The Term “Ornament” in the Baroque


Filippo Baldinucci, an art theorist and biographer of artists, wrote in his “Vocabolario Toscano dell’arte del Disegno”, which was published in Florence in 1681: “Abellimento, e dicesi propriamente dicose materiali, che si aggiungiono intorno che che sia, per farlo vage e belle” (“I call it ornamentation when materials are added to what is given, in order to make it beautiful and unique”).
In France the term ornemens was used synonymously with the Latin ornamentum and appeared in literature about art from the 16th century until the early 19th century.

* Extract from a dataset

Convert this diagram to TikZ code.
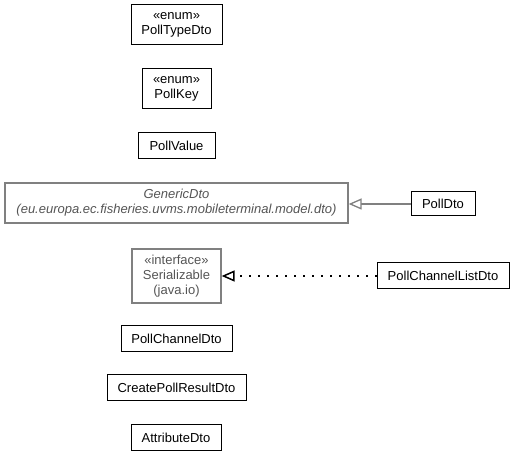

In the German-speaking countries, the terms Zierrat, Zierung and Beizier (all of which mean ornamentation or decoration) were used until well into the 19th century, for example in the first German translation of Vitruvius by Walter Rivius (also Ryff, entitled “Vitruvius Teutsch”, published in Nuremberg in 1548) and in the most important German encyclopedia of the Baroque, Johann Heinrich Zedler’s “Grosses vollständiges Universal Lexicon Aller Wissenschafften und Künste”
(1732, Vol. 35, column 471).
In the critical European debate on ornamentation in the 18th century, which was carried on mainly by the various academies, ornaments were conceded to have an intrinsic value, which finally freed them from their former role as a rather subordinate artistic genre.